I tried XOD (v0.11.0), and the ‘Upload to Arduino’ feature does not work: it can find the Arduino Uno board connected to the computer (‘Serial port’ input field says ‘No connected boards found’, even after hiting the ‘refresh’ button).
I tried with different boards.
I tried on different computers, with Windows 10 v1703 or Linux (Mint 18 ubuntu based distribution).
I tried running XOD as administrator privileges, in both Windows and Linux.
No success at all.
The boards are reconized by each testing computers (Arduino IDE can use them and upload things).

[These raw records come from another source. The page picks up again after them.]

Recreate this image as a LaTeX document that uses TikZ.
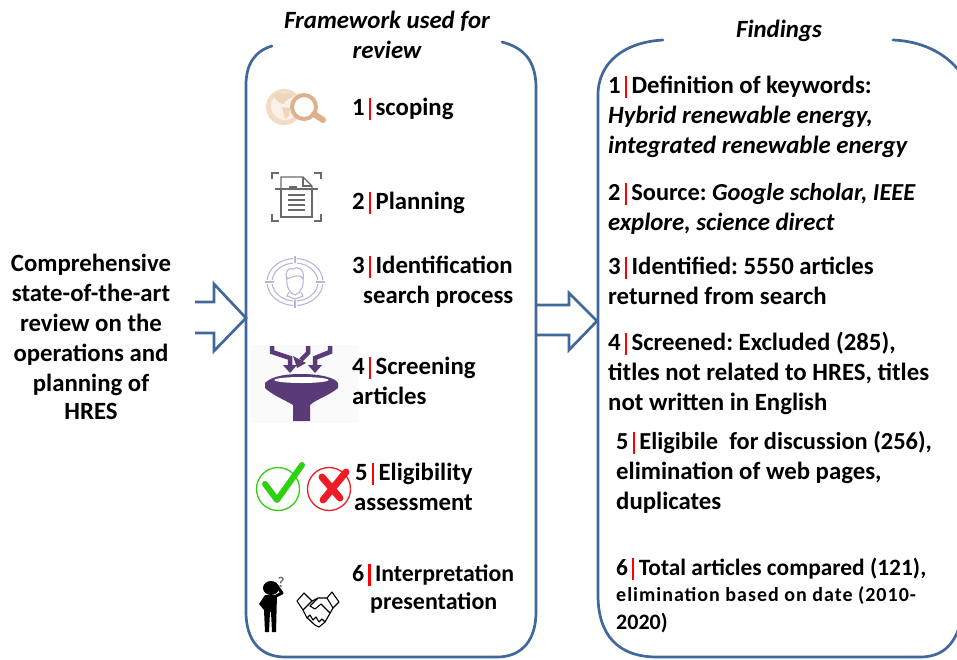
\documentclass[tikz,border=0pt]{standalone}
\usepackage{fontspec}
\setmainfont{Carlito}
\definecolor{frameblue}{HTML}{41689A}
\definecolor{iconpurple}{HTML}{5B3A78}
\definecolor{tanlight}{HTML}{F3DCC6}
\definecolor{tanpale}{HTML}{FBF1E7}
\definecolor{tandark}{HTML}{DFB08A}
\definecolor{lilac}{HTML}{BDB4D6}
\definecolor{docgray}{HTML}{6A6A6A}
\definecolor{okgreen}{HTML}{2FD00F}
\definecolor{nored}{HTML}{EE1C25}
\newcommand{\numbar}[1]{#1\hspace{4pt}\textcolor{red}{\rule[-5pt]{2.4pt}{22pt}}\hspace{4.4pt}}
\frenchspacing
\tikzset{
  frame/.style={draw=frameblue,line width=2.7pt,line cap=round},
  flowarrow/.style={draw=frameblue,line width=2.7pt,line join=miter},
  txt/.style={anchor=base west,inner sep=0pt,yshift=-1pt,font=\fontsize{24.8}{28}\selectfont\bfseries},
  ctxt/.style={anchor=base,inner sep=0pt,yshift=-1pt,font=\fontsize{24.8}{28}\selectfont\bfseries},
  ital/.style={anchor=base,inner sep=0pt,yshift=-1pt,font=\fontsize{24.8}{28}\selectfont\itshape\bfseries},
}
\begin{document}
\begin{tikzpicture}[x=1pt,y=-1pt]
\useasboundingbox (0,0) rectangle (957,659);
\clip (0,0) rectangle (957,659);
% frames
\draw[frame] (272,46) .. controls (255,51) and (246,64) .. (246,85) -- (246,612)
  .. controls (246,640) and (260,657) .. (285,657) -- (497,657)
  .. controls (522,657) and (536,640) .. (536,612) -- (536,88)
  .. controls (536,62) and (525,48) .. (502,42);
\draw[frame] (663,40) .. controls (625,42) and (598,62) .. (598,95) -- (598,595)
  .. controls (598,635) and (618,657) .. (657,657) -- (920,657)
  .. controls (942,657) and (953,645) .. (959,628);
\draw[frame] (893,40) .. controls (920,41) and (945,52) .. (960,72);
% arrows
\draw[flowarrow] (195,302) -- (214,302) -- (214,284) -- (246,318) -- (214,351) -- (214,333) -- (195,333);
\draw[flowarrow] (536,305) -- (569,305) -- (569,293) -- (597,321) -- (569,350) -- (569,335) -- (536,335);
% icon 1
\fill[tanlight] (284,107) circle (18);
\fill[tanpale] (285,106) circle (14);
\fill[tanlight!85!tandark] (274,96) .. controls (280,91) and (290,92) .. (294,95) .. controls (290,100) and (284,100) .. (284,104) .. controls (280,104) and (276,101) .. (274,96) -- cycle;
\fill[tanlight!85!tandark] (282,107) -- (290,108) -- (289,116) -- (285,119) -- cycle;
\fill[white] (304,107) circle (14);
\draw[tandark,line width=4pt] (304,107) circle (12);
\draw[tandark,line width=6pt,line cap=round] (314,114) -- (323,120);
% icon 2
\begin{scope}[draw=docgray,line width=1.4pt]
\draw (272,179) -- (272,173) -- (279,173);
\draw (314,173) -- (321,173) -- (321,179);
\draw (272,214) -- (272,221) -- (279,221);
\draw (314,221) -- (321,221) -- (321,214);
\draw (281,189) -- (281,217) -- (312,217) -- (312,189);
\draw (281,189) -- (281,177) -- (303,177) -- (312,186) -- (312,189);
\draw (303,177) -- (303,186) -- (312,186);
\draw (275,189) -- (318,189);
\draw (289,187) -- (297,187);
\foreach \yy in {195,200,205,210}{\draw (288,\yy) -- (305,\yy);}
\end{scope}
% icon 3
\begin{scope}[draw=lilac,line width=1.1pt]
\draw (295,282) circle [x radius=28,y radius=23.5];
\draw (295,282) circle [x radius=23,y radius=19];
\fill[white] (262,280) rectangle (330,284);
\fill[white] (293,255) rectangle (297,310);
\draw (265,282) -- (274,282);
\draw (316,282) -- (325,282);
\draw (295,256) -- (295,263);
\draw (295,300) -- (295,308);
\draw (287,277) .. controls (286,286) and (289,293) .. (295,295) .. controls (301,293) and (304,286) .. (303,277);
\draw (287,279) .. controls (284,271) and (289,267) .. (293,269) .. controls (297,266) and (305,268) .. (303,279) .. controls (300,273) and (292,277) .. (287,279);
\draw (289,292) -- (287,296) -- (295,299) -- (303,296) -- (301,292);
\end{scope}
% icon 4
\fill[black!2] (250,345) rectangle (358,423);
\fill[iconpurple] (265,383) .. controls (270,378) and (280,374) .. (301,374) .. controls (322,374) and (335,378) .. (338,383)
  -- (338,388) .. controls (330,395) and (315,400) .. (310,405) -- (310,421) -- (293,421) -- (293,405)
  .. controls (285,400) and (272,395) .. (265,388) -- cycle;
\fill[white] (301.5,380) ellipse [x radius=27,y radius=3];
\begin{scope}[iconpurple,line width=4.5pt]
\draw (272,346) -- (272,352) -- (290,358) -- (290,366);
\draw (308,346) -- (308,353) -- (301,360);
\draw (330,346) -- (330,352) -- (315,358) -- (315,366);
\fill (283,365) -- (297,365) -- (290,373) -- cycle;
\fill (293,356) -- (306,363) -- (297,368) -- cycle;
\fill (308,365) -- (322,365) -- (315,373) -- cycle;
\end{scope}
% icon 5
\draw[okgreen,line width=1.3pt] (278,489) circle (21.5);
\draw[okgreen,line width=6pt,line cap=round,line join=round] (265,484) -- (277,500) -- (302,465);
\draw[nored,line width=1.3pt] (329,489) circle (21.5);
\draw[nored,line width=7pt,line cap=round] (322,477) -- (340,498);
\draw[nored,line width=7pt,line cap=round] (346,472) -- (323,500);
% icon 6
\fill[black] (271,588) ellipse [x radius=8,y radius=7];
\fill[black] (265,595) -- (277,595) -- (276,632) -- (272,632) -- (271,612) -- (270,612) -- (269,632) -- (265,632) -- (264,610) -- (259,604) -- cycle;
\draw[black,line width=3pt,line join=round] (276,596) -- (282,593) -- (277,586);
\node[inner sep=0pt,font=\fontsize{15}{16}\selectfont\bfseries,text=black!55] (q) at (281,582) {?};
\begin{scope}[black,line width=1.1pt,line join=round]
\draw (297,601) -- (304,593) -- (312,601) -- (303,610) -- cycle;
\draw (327,598) -- (332,592) -- (339,602) -- (333,608) -- cycle;
\draw (303,610) -- (307,618) .. controls (311,620) and (314,626) .. (319,627) -- (325,622) -- (333,608);
\draw (312,601) -- (318,598) -- (327,598);
\draw (318,598) -- (310,606) -- (315,609) -- (321,604) -- (330,613);
\draw (307,618) -- (310,615) -- (313,620) -- (316,617) -- (319,622) -- (322,619) -- (325,622);
\end{scope}
% left text
\node[ctxt] (c1) at (91,270) {Comprehensive};
\node[ctxt] (c2) at (91,300) {state-of-the-art};
\node[ctxt] (c3) at (91,330) {review on the};
\node[ctxt] (c4) at (91,360) {operations and};
\node[ctxt] (c5) at (91,390) {planning of};
\node[ctxt] (c6) at (91,418) {HRES};
% headings
\node[ital] (h1) at (387,27) {Framework used for};
\node[ital] (h2) at (387,57) {review};
\node[ital] (h3) at (779,36) {Findings};
% middle
\node[txt] (m1) at (352,114) {\numbar{1}scoping};
\node[txt] (m2) at (352,208) {\numbar{2}Planning};
\node[txt] (m3) at (352,272) {\numbar{3}Identification};
\node[txt] (m3b) at (363,302) {search process};
\node[txt] (m4) at (352,373) {\numbar{4}Screening};
\node[txt] (m4b) at (352,403) {articles};
\node[txt] (m5) at (355,479) {\numbar{5}Eligibility};
\node[txt] (m5b) at (354,509) {assessment};
\node[txt,font=\fontsize{23.8}{28}\selectfont\bfseries] (m6) at (352,580) {\numbar{6}Interpretation};
\node[txt,font=\fontsize{24}{28}\selectfont\bfseries] (m6b) at (370,608) {presentation};
% right
\node[txt] (r1) at (608,92) {\numbar{1}Definition of keywords:};
\node[txt] (r1b) at (608,122) {\textit{Hybrid renewable energy,}};
\node[txt] (r1c) at (608,152) {\textit{integrated renewable energy}};
\node[txt,font=\fontsize{24.4}{28}\selectfont\bfseries] (r2) at (608,199) {\numbar{2}Source: \textit{Google scholar, IEEE}};
\node[txt] (r2b) at (608,229) {\textit{explore, science direct}};
\node[txt] (r3) at (608,273) {\numbar{3}Identified: 5550 articles};
\node[txt] (r3b) at (608,303) {returned from search};
\node[txt] (r4) at (608,349) {\numbar{4}Screened: Excluded (285),};
\node[txt] (r4b) at (608,379) {titles not related to HRES, titles};
\node[txt] (r4c) at (608,409) {not written in English};
\node[txt,font=\fontsize{24.4}{28}\selectfont\bfseries] (r5) at (616,448) {\numbar{5}Eligibile\ \ for discussion (256),};
\node[txt] (r5b) at (616,478) {elimination of web pages,};
\node[txt] (r5c) at (616,508) {duplicates};
\node[txt,font=\fontsize{23.4}{28}\selectfont\bfseries] (r6) at (616,574) {\numbar{6}Total articles compared (121),};
\node[txt,font=\fontsize{20}{24}\selectfont\bfseries\addfontfeature{LetterSpace=5}] (r6b) at (616,600) {elimination based on date (2010-};
\node[txt,font=\fontsize{22}{26}\selectfont\bfseries] (r6c) at (616,628) {2020)};
\end{tikzpicture}
\end{document}
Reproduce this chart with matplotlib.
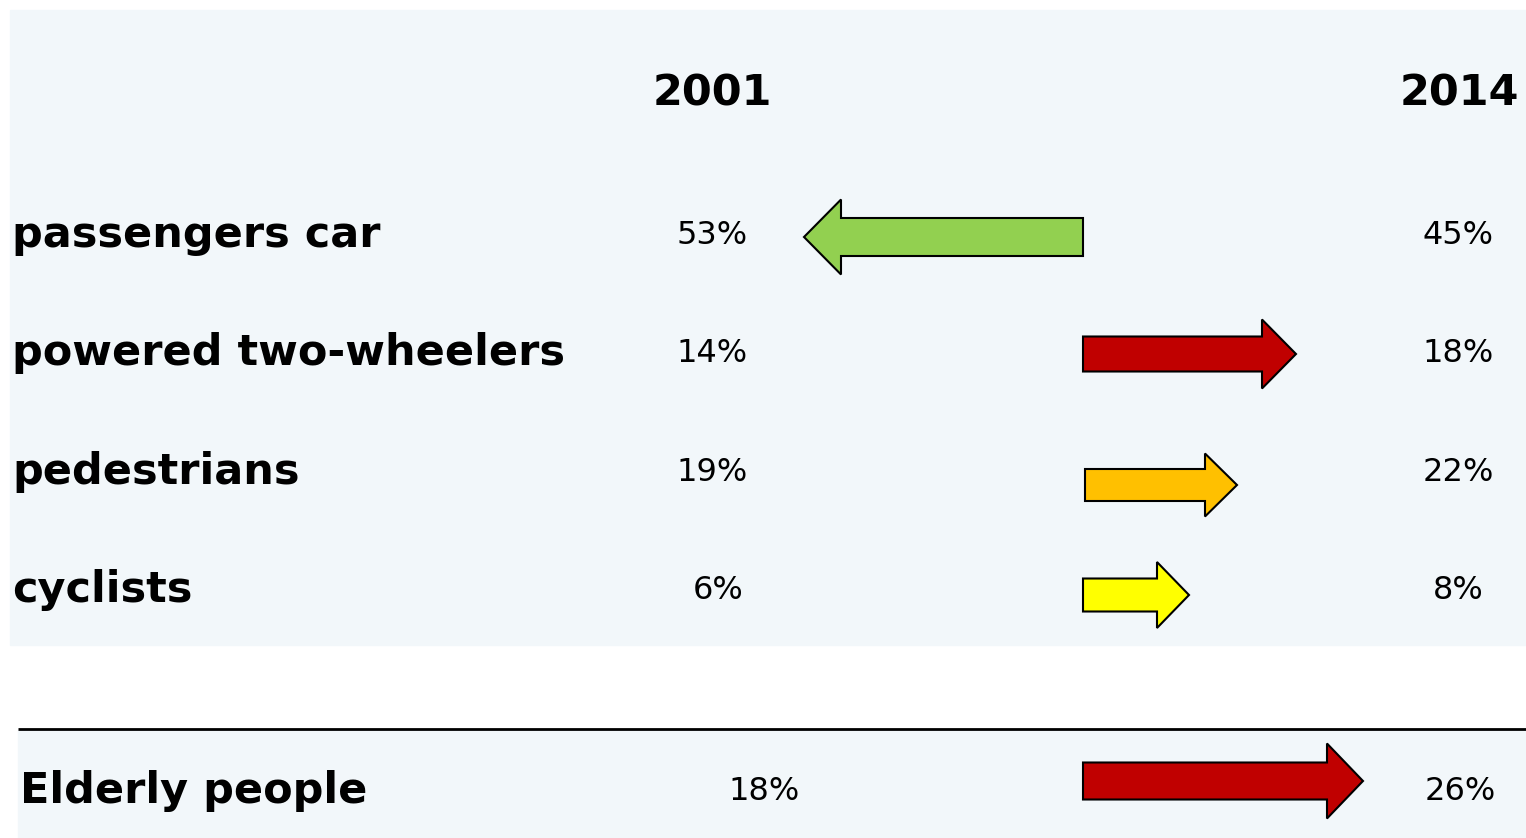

By the way, using electron for this kind of software is a really bad idea: electron is a performance killer (need high end computer with GPU acceleration, does not work well through remote desktop). Most of the targeted peoples (beginners) will try to run it on small computer or laptop and will be disappointed by the slowness of the app.
I tried it on an Asus transformer pad (which however can run some little games) and it runs horribly.
I also tried it on the computed of my electronic lab, an old good eeepc box running linux, and XOD take more then an minute just to start (Arduino IDE and other development labs start in a dozen of seconds and runs well).
Aside of that, this software looks promising, not only for beginners or people that does not know programmation, but also for experienced guys needing to run very quickly a simple task for tests. Hopes I’ll be able to test it once it works better.
I have the same problem, running Linux Mint 18.2 “Sonya”.
Tried it with multiple boards, they list correctly (terminal command “lsusb”) and I can program them through PlatformIO without a problem. So it seems a XOD issue.
Hmmm… That’s strange. Definitely looks like a XOD issue although we haven’t seen any problems in port enumeration on all three OS’es. Will investigate the bug tomorrow.
@articcynda Am I right, you saw ports when you had the previous version (v0.10.1) installed, and now they disappeared?
@nkrkv That’s correct, in v.0.10.1 the enumerator worked correctly, but in the current version it doesn’t detect devices anymore. I checked it with different USB to UART controllers (FT232 on Sparkfun ESP32 Thing, CH340 on NodeMCU, and the Atmega16U2 used as USB to UART bridge on Arduino Uno), and none show up in XOD. However, they all list correctly in /sys/class/tty, and PlatformIO is able to program the boards normally.
It may be useful to know that FT232 and CH340 enumerate as ttyUSBx while the Atmega16U2 enumerates as ttyACMx and neither show up, so it can’t be a filter issue. What else changed on the device enumeration code between the two versions?
I confirm it works now with v0.12.0, on a Windows 10 machine (didn’t had time to test linux for now).
The port can be selected, and the program compile and upload quickly.